November 29, 2012
How To Reach The Religiously
By Mike McManus
Americans are growing religiously
unaffiliated at a rapid pace, rising from 15% to nearly 20% in
the last five years, according to a major study by the Pew
Research Center’s Forum on Religion and Public Life.
Curiously, two-thirds of the religiously unaffiliated assert
they believe in God and three-fifths feel a deep connection with
nature and the earth. Another third say they are “spiritual” but
Yet nine out of ten are not looking for a church that would be
right for them.
Their perception is that churches are too concerned with money
and power, focused on rules and overly involved in politics.
Interestingly, nearly half of religiously active Americans agree
with those criticisms.
For the first time, less than half of Americans call themselves
Protestants. In 2007, 53% identified themselves as Protestant,
but only 48% did so in 2012.
In the past, declines were concentrated among white mainline
Protestants, while white evangelicals were growing. Now both are
in decline. Black Protestants remain unchanged.
The Catholic share of the population has held steady at 22% of
the population, with significant additional numbers of Hispanics
offsetting fewer young people in church.
What’s rising rapidly are what demographers call the “nones,”
people with no religious affiliation. Why?
Pew cites “generational replacement,” the substituting of an
older, religiously active generation with a less interested
young generation. A third of those aged 18-22 are unaffiliated
vs. only 9% of the “Silent Generation,” born before 1945.
However, there has also been a significant increase in the
unaffiliated among Baby Boomers, rising from 12% in 2007 to 15%
and among Generation Xers, increasing from 18% to 21%.

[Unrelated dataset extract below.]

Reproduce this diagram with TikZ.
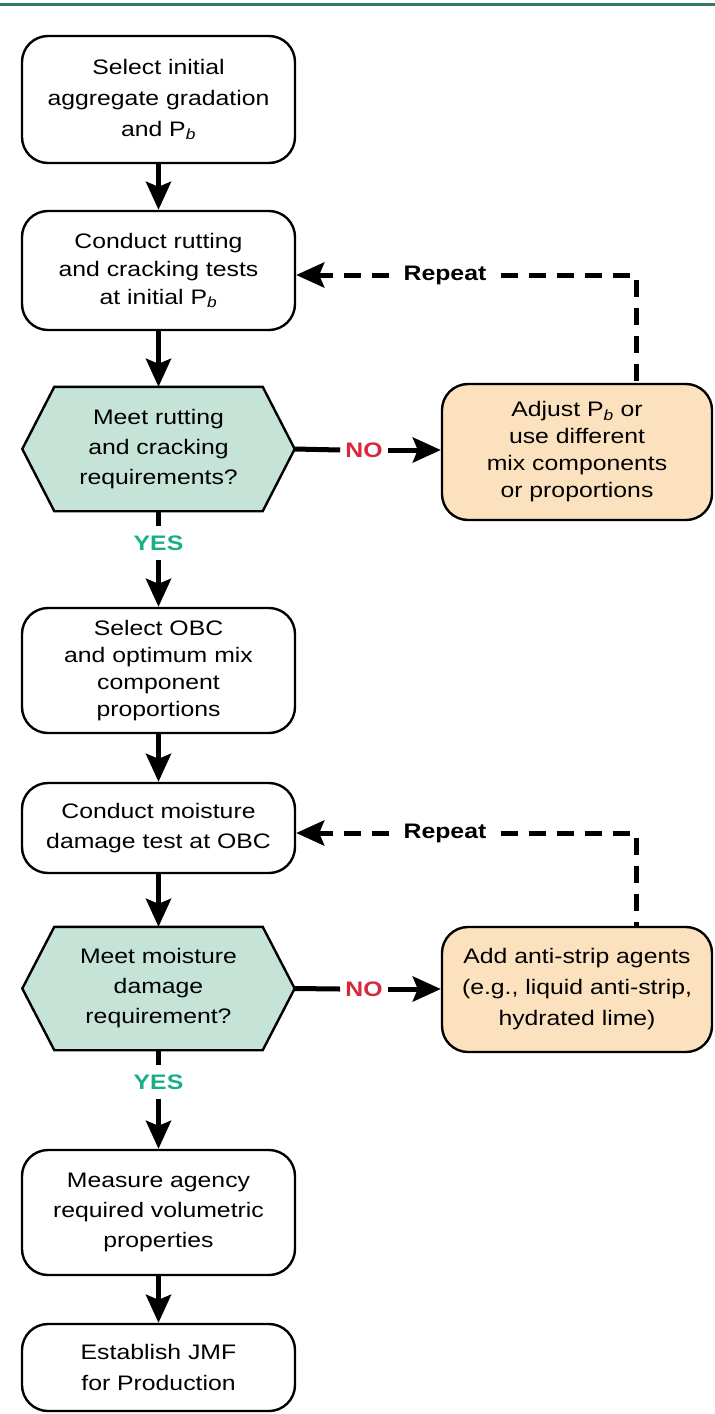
\documentclass[tikz,border=0pt]{standalone}
\usepackage{fontspec}
\setmainfont{Liberation Sans}[FakeStretch=1.18]
\usetikzlibrary{arrows.meta,calc,backgrounds}
\definecolor{hexfill}{HTML}{C6E3D7}
\definecolor{orangefill}{HTML}{FBE1BD}
\definecolor{nored}{HTML}{D7283C}
\definecolor{yesteal}{HTML}{1AAE88}
\definecolor{topteal}{HTML}{2E7B6A}
\newcommand{\fs}[1]{\fontsize{21}{#1}\selectfont}
\newcommand{\Pb}{P\textsubscript{\textit{b}}}
\begin{document}
\begin{tikzpicture}[x=1pt,y=-1pt,
  box/.style={draw=black, line width=2.4pt, rounded corners=26pt, fill=white,
    minimum width=273pt, align=center, inner sep=0pt},
  obox/.style={box, fill=orangefill, minimum width=270pt},
  hexnode/.style={minimum width=272pt, align=center, inner sep=0pt},
  hexline/.style={draw=black, line width=2.4pt, fill=hexfill},
  link/.style={line width=5pt},
  arr/.style={line width=5pt, -{Stealth[length=28pt,width=25pt,inset=5pt]}},
  dashlink/.style={line width=5pt, dash pattern=on 17pt off 11pt},
  nolab/.style={font=\bfseries\fs{24}, text=nored, inner xsep=5pt, inner ysep=4pt},
  yeslab/.style={font=\bfseries\fs{24}, text=yesteal, inner xsep=5pt, inner ysep=9pt},
  replab/.style={font=\bfseries\fs{24}, text=black, inner xsep=14pt, inner ysep=4pt}
]
\useasboundingbox (0,0) rectangle (715,1414);
\draw[topteal, line width=3pt] (0,4) -- (715,4);

% main column
\node[box, minimum height=127pt, font=\fs{31}] (b1) at (158.5,99.5)
  {Select initial\\aggregate gradation\\and \Pb};
\node[box, minimum height=119pt, font=\fs{28}] (b2) at (158.5,270.5)
  {Conduct rutting\\and cracking tests\\at initial \Pb};
\node[hexnode, minimum height=124pt, font=\fs{30}] (h1) at (158.5,449)
  {Meet rutting\\and cracking\\requirements?};
\node[obox, minimum height=136pt, font=\fs{27}] (o1) at (577,452)
  {Adjust \Pb{} or\\use different\\mix components\\or proportions};
\node[box, minimum height=125pt, font=\fs{27}] (b3) at (158.5,670.5)
  {Select OBC\\and optimum mix\\component\\proportions};
\node[box, minimum height=90pt, font=\fs{30}] (b4) at (158.5,828)
  {Conduct moisture\\damage test at OBC};
\node[hexnode, minimum height=123pt, font=\fs{30}] (h2) at (158.5,988.5)
  {Meet moisture\\damage\\requirement?};
\node[obox, minimum height=125pt, font=\fs{31}] (o2) at (577,989.5)
  {Add anti-strip agents\\(e.g., liquid anti-strip,\\hydrated lime)};
\node[box, minimum height=125pt, font=\fs{30}] (b5) at (158.5,1212.5)
  {Measure agency\\required volumetric\\properties};
\node[box, minimum height=87pt, font=\fs{31}] (b6) at (158.5,1367.5)
  {Establish JMF\\for Production};

% hexagon outlines
\begin{scope}[on background layer]
  \foreach \h in {h1,h2}{
    \draw[hexline] (\h.west) -- ($(\h.north west)+(32,0)$) -- ($(\h.north east)+(-32,0)$)
      -- (\h.east) -- ($(\h.south east)+(-32,0)$) -- ($(\h.south west)+(32,0)$) -- cycle;
  }
\end{scope}

% labels
\node[yeslab] (yes1) at (158.5,543) {YES};
\node[yeslab] (yes2) at (158.5,1082) {YES};
\node[nolab] (no1) at (364,450) {NO};
\node[nolab] (no2) at (364,989) {NO};
\node[replab] (rep1) at (445,275) {Repeat};
\node[replab] (rep2) at (445,833) {Repeat};
\coordinate (c1) at (636,275);
\coordinate (c2) at (636,833);

% connectors
\draw[arr] (b1) -- (b2);
\draw[arr] (b2) -- (h1);
\draw[link] (h1.south) -- (yes1.north);
\draw[arr] (yes1.south) -- (b3.north);
\draw[arr] (b3) -- (b4);
\draw[arr] (b4) -- (h2);
\draw[link] (h2.south) -- (yes2.north);
\draw[arr] (yes2.south) -- (b5.north);
\draw[arr] (b5) -- (b6);

\draw[link] (h1.east) -- (no1.west);
\draw[arr] (no1.east) -- (o1.west |- no1.east);
\draw[link] (h2.east) -- (no2.west);
\draw[arr] (no2.east) -- (o2.west |- no2.east);

\draw[dashlink] (rep1.east) -- (c1) -- (c1 |- o1.north);
\draw[dashlink, arr] (rep1.west) -- (b2.east |- rep1.west);
\draw[dashlink] (rep2.east) -- (c2) -- (c2 |- o2.north);
\draw[dashlink, arr] (rep2.west) -- (b4.east |- rep2.west);
\end{tikzpicture}
\end{document}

By another measure, a similar trend can be seen in church
attendance which has fallen. In 2003, a quarter of all Americans
said they seldom or never attended services, which grew by 4
points to 29% by 2012.
In 1987, 88% of Americans said they never doubt the existence of
God. By 2012, that figure was down to 80%.
The growth of the unaffiliated has been across a wide variety of
demographic groups – among both men and women, college graduates
and those without a college degree, plus among those earning
more than $75,000 and less than $30,000, and in all parts of the
The unaffiliated “are not uniformly hostile” toward religious
institutions. Three-quarters acknowledge that churches bring
people together, strengthen community bonds and play an
important role in helping the poor and needy.
However, only half of the religiously inactive believe that
religious institutions “protect and strengthen morality,” while
eight in ten of the religiously active are convinced of that
role by churches.
America remains vastly more religious than other advanced
industrial democracies. Three in five Americans say religion is
“very important” in their lives – more than triple the British
(17%) or French (13%) who feel similarly.
Yet the erosion of believers should be a cause of concern for
all churches. What can be done?
One of the most successful pastors in America is Rick Warren. He
built Saddleback Church in Orange County, California from a
handful meeting for a weekly Bible study in 1980 into a church
that gathers 20,000 each week, America’s eighth largest church.
From the very beginning he sought out the unchurched. He quotes
Jesus: “It is not the healthy who need a doctor, but the sick. I
have not come to call the righteous, but sinners.”
Consequently, he went door to door talking to people. He asked
what their most pressing needs were. “People don’t care how much
we know until they know how much we care,” he wrote in his
landmark book, “The Purpose-Driven Church.”
Prior to his first Sunday service on Easter, he and his 15 early
followers wrote 15,000 letters and mailed them 10 days before
Easter, hoping that 1 percent might respond, 150 people. On Palm
Sunday, he practiced his service at the local high school. To
his delight, 60 showed up for the dress rehearsal and 205 on
He shared “The Saddleback Vision” in his first sermon, as “the
dream of a place where the hurting, the depressed, the
frustrated and the confused can find love, acceptance, help,
hope, forgiveness, guidance and encouragement.
“It is the dream of welcoming 20,000 members into the fellowship
of our church family – loving, learning, laughing, and living in
harmony together. It is the dream of equipping every believer
for a significant ministry by helping them discover the gifts
and talents God gave them.”
There’s hope. The unchurched can be reached.